One of the most exciting things to me about doing books is you get a chance to talk to people who have never told their story before, other than in oral form. These are all great story tellers. The Pullman Porters and the Negro Leaguers. The other thing, is that, for better or worse, if I didn’t tell their story, nobody would. It would die without it being told. (Book jacket cover courtesy of Random House)
Much of that history is gone.
So many of the people, probably of the 200 Major Leaguers and Negro Leaguers I talked to in the last two or three years, a quarter of them are already gone. There is sense of getting to people who have never told their story before and who are old enough, that unless it is told that day, there is a chance that they will not be there tomorrow.
Were you surprised that Jackie Robinson was not well-respected?
It was surprising how many Negro Leaguers that I read about or talked to who had resentment toward Jackie. They all thought they should have been first. The other was that Jackie was not especially good to them. He didn’t go out there saying “I’m one of what could have been 100 Negro Leaguers.” He thought he deserved it. He also disparaged the Negro Leagues generally. He thought it was beneath him. They thought he was too young and unproven. They didn’t think he was a good fielder.
Of course Paige thought he should have been the one.
He would have loved to have had the natural legacy of having been the first. He thought he had earned the right. He thought that was the way it would go down. It would have been a completely different way of how history would have gone down. Jackie was young and had many great years. Satchel was on the way down. It is an interesting dilemma to think about what it would have been like for Satchel to have been first. But there is no question in my mind that he would have traded in everything to be the guy that Branch Rickey picked.
How did you separate fact from fiction?
I found that the Liberty Valance quote was true about Satchel Paige over the years. People printed the legend and they printed the legend partly because that is what Satchel told them and they had neither the time nor the inclination to sort it out because the legends were good. And they printed the legend because it had been printed enough that it had become fact. One of the fun things for me in this project was trying to sort out fact from legend. Satchel did in factor embellish and it got me to wonder why he did.
And why was that?
One was that he was a great story teller, it was natural to him to tell a hundred stories that he had told 100 times to reporters who he knew were not going to catch up on it. At times he would play with people. But he also exaggerated for a reason that I thought was kind of sad. Babe Ruth and Ted Williams and Joe DiMaggio had reporters with them everyday chronicling their legend. Satchel Paige knew to get attention he had to go a step beyond and create a bit of mystery.The idea that he to be his own legend builder is a reflection of the Jim Crow era he grew up in and played in his early years.

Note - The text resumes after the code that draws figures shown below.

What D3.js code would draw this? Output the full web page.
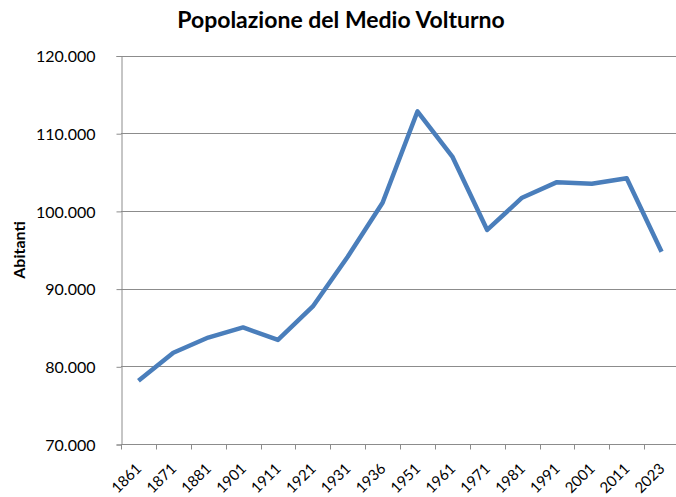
<!DOCTYPE html>
<html>
<head>
    <title>Popolazione del Medio Volturno</title>
    <script src="https://d3js.org/d3.v7.min.js"></script>
    <style>
        body { margin: 0; background: #fff; }
        text { font-family: Lato, "Noto Sans", sans-serif; fill: #000; }
        .grid line { stroke: #8c8c8c; stroke-width: 1px; }
        .axis path, .axis line { stroke: #8c8c8c; stroke-width: 1px; }
        .line { fill: none; stroke: #4a7ebb; stroke-width: 4.5px; stroke-linejoin: round; }
    </style>
</head>
<body>
<script>
    var years = ["1861", "1871", "1881", "1901", "1911", "1921", "1931", "1936",
        "1951", "1961", "1971", "1981", "1991", "2001", "2011", "2023"];
    var abitanti = [78150, 81750, 83700, 85000, 83400, 87700, 94100, 101050,
        112800, 107000, 97550, 101700, 103700, 103500, 104200, 94750];
    var yTicks = [70000, 80000, 90000, 100000, 110000, 120000];

    var width = 676, height = 497;
    var margin = { top: 55.5, right: -3, bottom: 53, left: 121 };

    var svg = d3.select("body").append("svg")
        .attr("width", width)
        .attr("height", height);

    var x = d3.scaleBand()
        .domain(years)
        .range([margin.left, width - margin.right]);

    var y = d3.scaleLinear()
        .domain([70000, 120000])
        .range([height - margin.bottom, margin.top]);

    var fmt = function (d) { return d3.format(",")(d).replace(/,/g, "."); };

    // gridlines
    svg.append("g")
        .attr("class", "grid")
        .selectAll("line")
        .data(yTicks)
        .enter()
        .append("line")
        .attr("x1", margin.left)
        .attr("x2", width)
        .attr("y1", d => Math.round(y(d)) + 0.5)
        .attr("y2", d => Math.round(y(d)) + 0.5);

    // y axis
    var yAxis = svg.append("g")
        .attr("class", "axis")
        .attr("transform", "translate(" + (margin.left + 0.5) + ",0.5)")
        .call(d3.axisLeft(y).tickValues(yTicks).tickFormat(fmt).tickSize(5).tickPadding(21));
    yAxis.selectAll("text").style("font-size", "16px").attr("dy", "0.35em");

    // x axis
    var xTickPos = years.map(d => x(d)).concat([x.range()[1]]);
    var xAxis = svg.append("g")
        .attr("class", "axis")
        .attr("transform", "translate(0," + (Math.round(y(70000)) + 0.5) + ")");
    xAxis.append("line")
        .attr("x1", margin.left)
        .attr("x2", width);
    xAxis.selectAll(".tick")
        .data(xTickPos)
        .enter()
        .append("line")
        .attr("x1", d => Math.round(d) + 0.5)
        .attr("x2", d => Math.round(d) + 0.5)
        .attr("y1", 0)
        .attr("y2", 5);
    xAxis.selectAll(".lbl")
        .data(years)
        .enter()
        .append("text")
        .attr("class", "lbl")
        .attr("text-anchor", "end")
        .style("font-size", "15px")
        .attr("transform", d => "translate(" + (x(d) + x.bandwidth() / 2 + 4) + ",25) rotate(-45)")
        .text(d => d);

    // line
    var line = d3.line()
        .x((d, i) => x(years[i]) + x.bandwidth() / 2)
        .y(d => y(d));

    svg.append("path")
        .datum(abitanti)
        .attr("class", "line")
        .attr("d", line);

    // title
    svg.append("text")
        .attr("x", 341)
        .attr("y", 28)
        .attr("text-anchor", "middle")
        .style("font-size", "23px")
        .style("font-weight", "bold")
        .text("Popolazione del Medio Volturno");

    // y axis label
    svg.append("text")
        .attr("transform", "translate(25,250) rotate(-90)")
        .attr("text-anchor", "middle")
        .style("font-size", "16px")
        .style("font-weight", "bold")
        .text("Abitanti");
</script>
</body>
</html>
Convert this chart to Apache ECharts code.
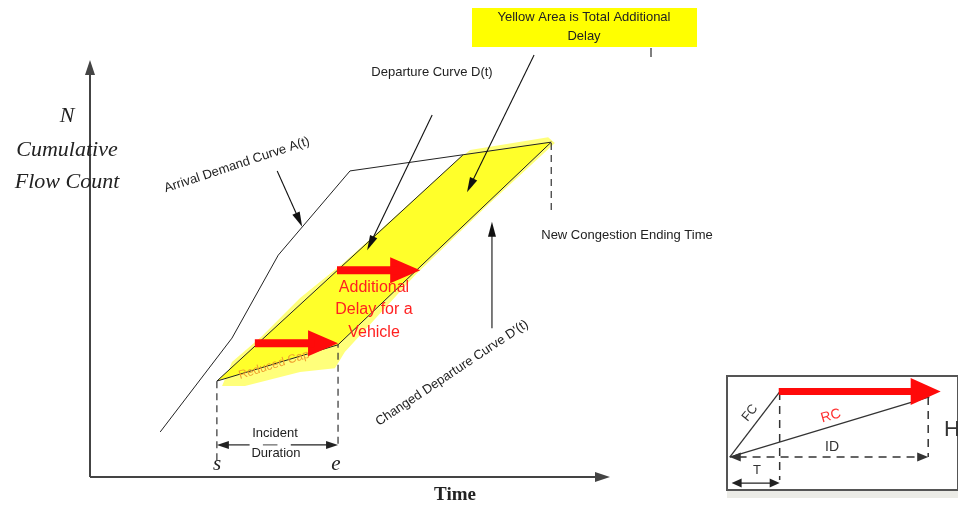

Would he have been a good pick?
In many ways he would have been a brilliant pick. He would have been entertaining to fans. At the age of 42 he would have had people wondering what they had missed in terms of all the younger years of this guy who was still sensational. Much more than Jackie he would have been a symbol of all those years of segregation.
But you can understand how frustrating he might have been to authority?
Yes. I would rather have had him as my grandfather or uncle than my father. As a father you want someone who is dependable. And that isn’t someone Satchel was. He was somebody who you want to have a grandfather who was a great story teller. And you didn’t care if they were true or not. I would have also rather had him as a friend and as a competitor than as a teammate. Dependability was something he had a hard time with.
How good of a pitcher was he really?
Bob Feller said Satchel was close to in equivalency to him in terms of speed and finesse. I think that Satchel may have been the best combination of speed, finesse and intelligence in spurts like Sandy Koufax at their greatest. And did it so much longer than anybody could have ever dreamed of doing it. He did it so well for so long he will go down as accomplishing something no one ever did.